Research highlights the need to act on funding for local authorities - The Yorkshire Post says
A survey of 47 local authorities in the North, the Midlands and on the South Coast revealed the severe strain on finances meant five are currently in the process of deciding whether to issue a section 114 notice of their inability to balance their annual budget in 2023-24. An additional nine councils which are members of the Special Interest Group of Municipal Authorities (Sigoma) said they may have to declare bankruptcy next year.
Local authorities in the most deprived areas were always going to be at risk of falling into trouble as a result of financial shocks.

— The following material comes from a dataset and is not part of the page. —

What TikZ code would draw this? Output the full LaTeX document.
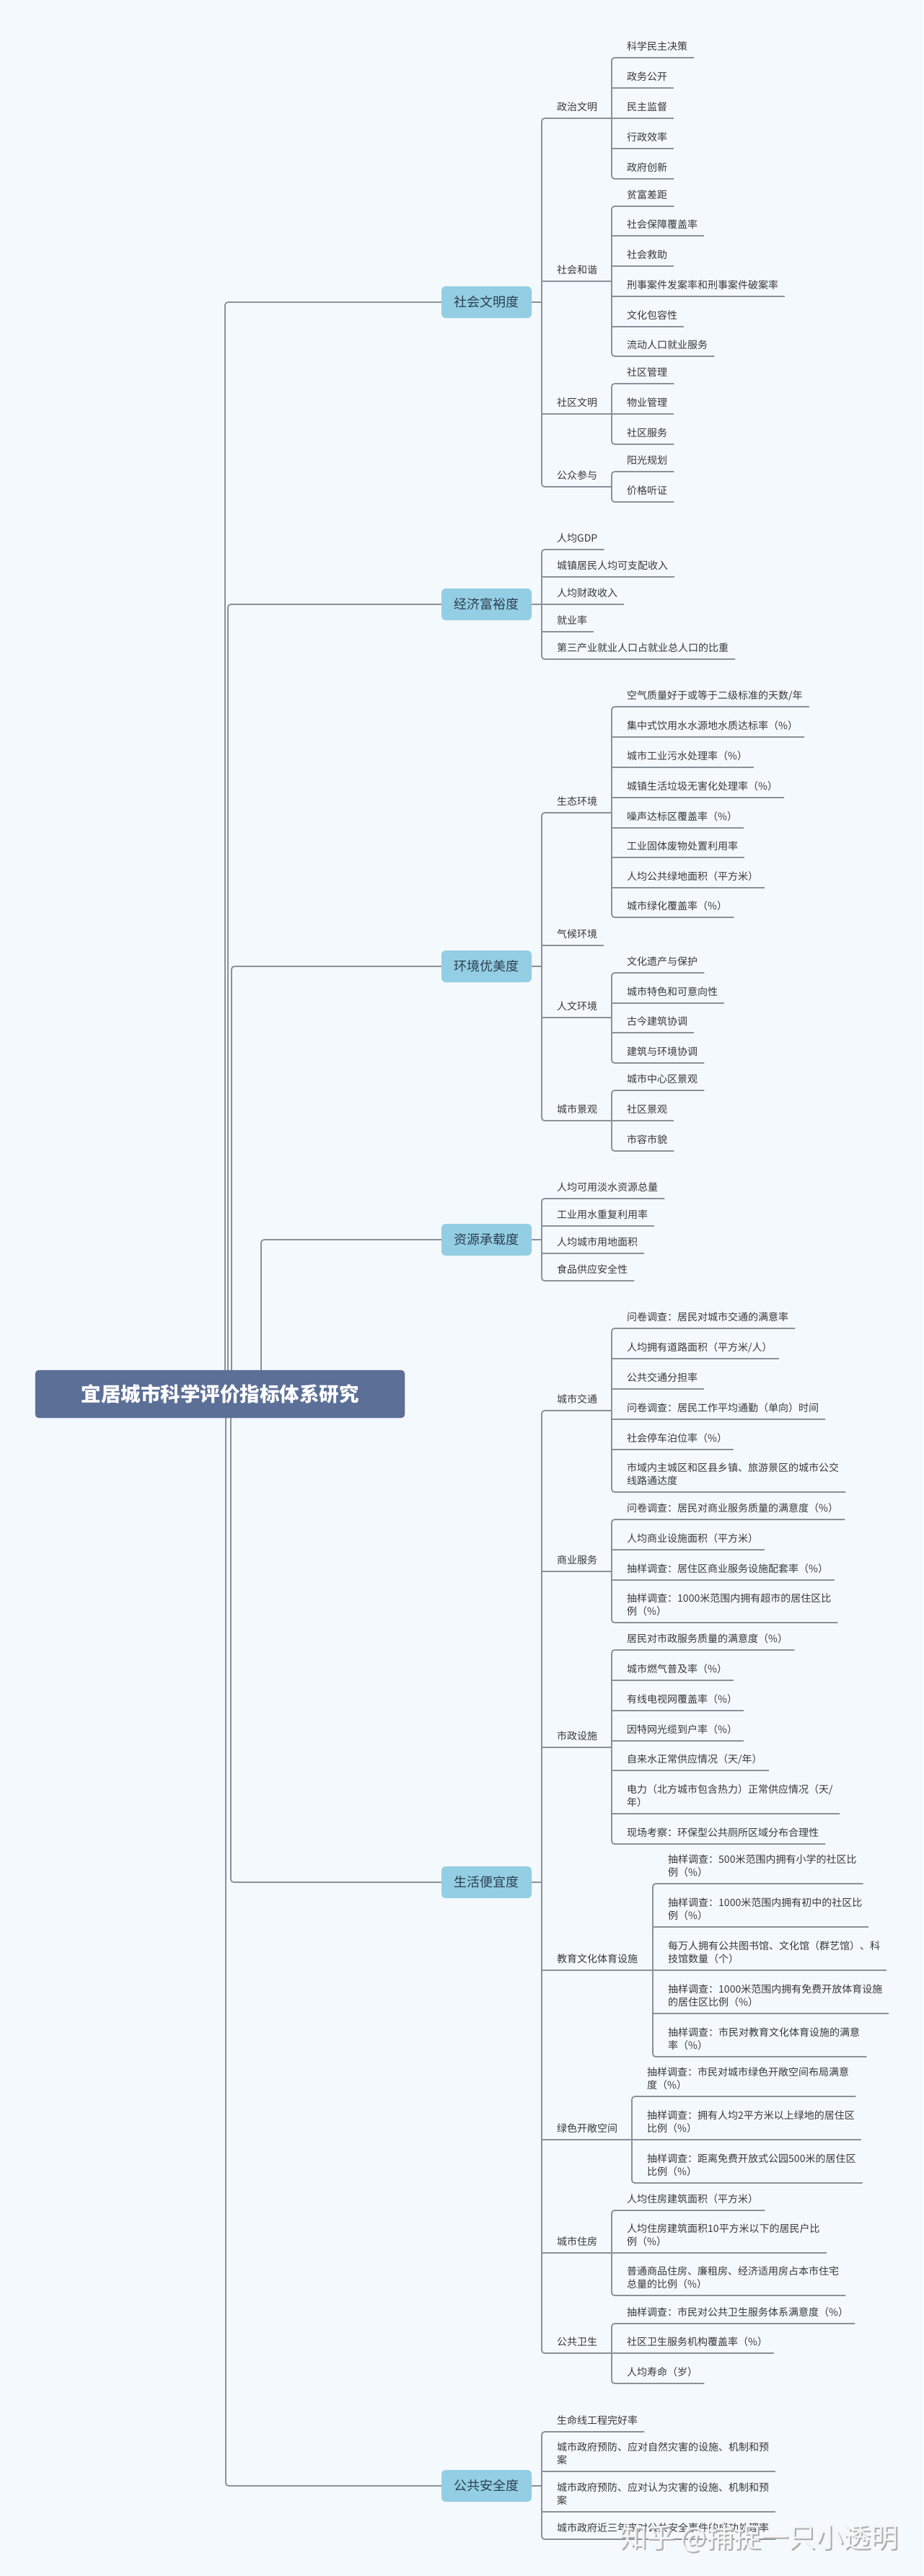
\documentclass[tikz,border=0pt]{standalone}
\usepackage{fontspec}
\setmainfont{Noto Sans CJK SC}
\definecolor{paper}{HTML}{F4F9FD}
\definecolor{linegray}{HTML}{8A919B}
\definecolor{topicblue}{HTML}{93CEE4}
\definecolor{rootblue}{HTML}{5B6F97}
\definecolor{inkgray}{HTML}{383838}
\definecolor{topicink}{HTML}{2E3E4E}

\newcommand{\lfstrut}{\rule[-3pt]{0pt}{3pt}}

\tikzset{
  branch/.style={draw=linegray, line width=1.8pt, rounded corners=4pt},
  leaf/.style={anchor=south west, inner xsep=9pt, inner ysep=7pt, align=left,
    text=inkgray, font=\fontsize{14}{18}\selectfont},
  topic/.style={fill=topicblue, rounded corners=6pt, minimum width=125pt,
    minimum height=44pt, inner sep=0pt, text=topicink, font=\fontsize{18}{22}\selectfont},
  rootnode/.style={fill=rootblue, draw=rootblue!85!black, rounded corners=5pt,
    minimum width=512pt, minimum height=66pt, text=white, font=\fontsize{27.5}{32}\selectfont\bfseries},
  wmark/.style={font=\fontsize{38}{42}\selectfont, inner sep=0pt}
}

% leaves hung on a bar: name, bar x, count, {text}/y
\newcommand{\leafgroup}[4]{%
  \foreach \l/\y [count=\i] in {#4}{
    \node[leaf] (#1-\i) at (#2+12,\y) {\l\lfstrut};
    \coordinate (#1-\i-b) at (#2,\y);
    \ifnum\i>1 \ifnum\i<#3
      \draw[branch] (#1-\i-b) -- (#1-\i.south east);
    \fi\fi
  }
  \draw[branch] (#1-1.south east) -- (#1-1-b) -- (#1-#3-b) -- (#1-#3.south east);
}

% sub topics: name, bar x, count, {text}/y/end x
\newcommand{\subgroup}[4]{%
  \foreach \l/\y/\e [count=\i] in {#4}{
    \node[leaf] (#1-\i) at (#2+12,\y) {\l\lfstrut};
    \coordinate (#1-\i-b) at (#2,\y);
    \coordinate (#1-\i-e) at (\e,\y);
    \ifnum\i>1 \ifnum\i<#3
      \draw[branch] (#1-\i-b) -- (#1-\i-e);
    \fi\fi
  }
  \draw[branch] (#1-1-e) -- (#1-1-b) -- (#1-#3-b) -- (#1-#3-e);
}

\begin{document}
\begin{tikzpicture}[x=1pt,y=-1pt]
  \fill[paper] (0,0) rectangle (1280,3572);
  \useasboundingbox (0,0) rectangle (1280,3572);

  \coordinate (rootc) at (305,1933);

  % main topics, each with its own elbow from the root
  \foreach \l/\y/\x [count=\k] in {
    社会文明度/419/312,
    经济富裕度/838/316,
    环境优美度/1340/321,
    资源承载度/1719/362,
    生活便宜度/2610/320,
    公共安全度/3447/313
  }
  {
    \node[topic] (t\k) at (674.5,\y) {\l};
    \coordinate (tr\k) at (\x,\y);
    \coordinate (j\k) at (751,\y);
    \draw[branch] (rootc) -| (tr\k) -- (t\k.west);
    \draw[branch] (t\k.east) -- (j\k);
  }
  \node[rootnode] (root) at (rootc) {宜居城市科学评价指标体系研究};

  % 社会文明度
  \subgroup{s1}{751}{4}{政治文明/164/848, 社会和谐/390/848, 社区文明/574/848, 公众参与/675/848}
  \leafgroup{s1a}{848}{5}{科学民主决策/80, 政务公开/122, 民主监督/164, 行政效率/206, 政府创新/248}
  \leafgroup{s1b}{848}{6}{贫富差距/286, 社会保障覆盖率/327, 社会救助/369,
    刑事案件发案率和刑事案件破案率/411, 文化包容性/453, 流动人口就业服务/494}
  \leafgroup{s1c}{848}{3}{社区管理/532, 物业管理/574, 社区服务/616}
  \leafgroup{s1d}{848}{2}{阳光规划/654, 价格听证/696}

  % 经济富裕度
  \leafgroup{s2}{751}{5}{人均GDP/762, 城镇居民人均可支配收入/800, 人均财政收入/838,
    就业率/876, 第三产业就业人口占就业总人口的比重/914}

  % 环境优美度
  \subgroup{s3}{751}{4}{生态环境/1127/848, 气候环境/1311/837, 人文环境/1411/848, 城市景观/1554/848}
  \leafgroup{s3a}{848}{8}{{空气质量好于或等于二级标准的天数/年}/980,
    集中式饮用水水源地水质达标率（\%）/1022, 城市工业污水处理率（\%）/1064,
    城镇生活垃圾无害化处理率（\%）/1106, 噪声达标区覆盖率（\%）/1148,
    工业固体废物处置利用率/1189, 人均公共绿地面积（平方米）/1231, 城市绿化覆盖率（\%）/1272}
  \leafgroup{s3c}{848}{4}{文化遗产与保护/1349, 城市特色和可意向性/1391, 古今建筑协调/1432, 建筑与环境协调/1474}
  \leafgroup{s3d}{848}{3}{城市中心区景观/1512, 社区景观/1554, 市容市貌/1596}

  % 资源承载度
  \leafgroup{s4}{751}{4}{人均可用淡水资源总量/1662, 工业用水重复利用率/1700, 人均城市用地面积/1738, 食品供应安全性/1776}

  % 生活便宜度
  \subgroup{s5}{751}{7}{城市交通/1956/848, 商业服务/2179/848, 市政设施/2423/848,
    教育文化体育设施/2732/905, 绿色开敞空间/2967/876, 城市住房/3124/848, 公共卫生/3263/848}
  \leafgroup{s5a}{848}{6}{问卷调查：居民对城市交通的满意率/1842, {人均拥有道路面积（平方米/人）}/1884,
    公共交通分担率/1926, 问卷调查：居民工作平均通勤（单向）时间/1968, 社会停车泊位率（\%）/2010,
    {市域内主城区和区县乡镇、旅游景区的城市公交\\线路通达度}/2069}
  \leafgroup{s5b}{848}{4}{问卷调查：居民对商业服务质量的满意度（\%）/2107, 人均商业设施面积（平方米）/2149,
    抽样调查：居住区商业服务设施配套率（\%）/2191, {抽样调查：1000米范围内拥有超市的居住区比\\例（\%）}/2250}
  \leafgroup{s5c}{848}{7}{居民对市政服务质量的满意度（\%）/2288, 城市燃气普及率（\%）/2330,
    有线电视网覆盖率（\%）/2372, 因特网光缆到户率（\%）/2414, {自来水正常供应情况（天/年）}/2455,
    {电力（北方城市包含热力）正常供应情况（天/\\年）}/2515, 现场考察：环保型公共厕所区域分布合理性/2557}
  \leafgroup{s5d}{905}{5}{{抽样调查：500米范围内拥有小学的社区比\\例（\%）}/2612,
    {抽样调查：1000米范围内拥有初中的社区比\\例（\%）}/2672,
    {每万人拥有公共图书馆、文化馆（群艺馆）、科\\技馆数量（个）}/2732,
    {抽样调查：1000米范围内拥有免费开放体育设施\\的居住区比例（\%）}/2792,
    {抽样调查：市民对教育文化体育设施的满意\\率（\%）}/2852}
  \leafgroup{s5e}{876}{3}{{抽样调查：市民对城市绿色开敞空间布局满意\\度（\%）}/2907,
    {抽样调查：拥有人均2平方米以上绿地的居住区\\比例（\%）}/2967,
    {抽样调查：距离免费开放式公园500米的居住区\\比例（\%）}/3027}
  \leafgroup{s5f}{848}{3}{人均住房建筑面积（平方米）/3065,
    {人均住房建筑面积10平方米以下的居民户比\\例（\%）}/3124,
    {普通商品住房、廉租房、经济适用房占本市住宅\\总量的比例（\%）}/3183}
  \leafgroup{s5g}{848}{3}{抽样调查：市民对公共卫生服务体系满意度（\%）/3222,
    社区卫生服务机构覆盖率（\%）/3263, 人均寿命（岁）/3305}

  % 公共安全度
  \leafgroup{s6}{751}{4}{生命线工程完好率/3372,
    {城市政府预防、应对自然灾害的设施、机制和预\\案}/3427,
    {城市政府预防、应对认为灾害的设施、机制和预\\案}/3483,
    城市政府近三年来对公共安全事件的成功处理率/3521}

  % watermark
  \node[wmark, text=gray!65] (markshade) at (1054.5,3521.5) {知乎 @捕捉一只小透明};
  \node[wmark, text=white!92!gray] (mark) at (1052.5,3519.5) {知乎 @捕捉一只小透明};
\end{tikzpicture}
\end{document}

Inflation has pushed many of these councils closer to bankruptcy.
The most common cause of financial pressures was demand for children’s social care services following requests from the Government to treat these services as an equal priority with adult social care, and allocate additional funding.
While the current cost of living crisis is impacting all facets of life, the reality is that councils in some of the most deprived areas have just been scraping by as a result of more than a decade of underfunding of local authorities from Westminster.
It’s easy to be critical of local authorities and blame them for waste when spending goes wrong.
But as Sir Stephen Houghton, Labour leader of Barnsley Council and Sigoma chair, says: “The funding system is completely broken. Councils have worked miracles for the past 13 years, but there is nothing left.”
It won’t do for the Government to simply brush off the issue as the responsibility of local authorities. Ultimately, ratepayers in the most deprived areas are going to end up with poorer services.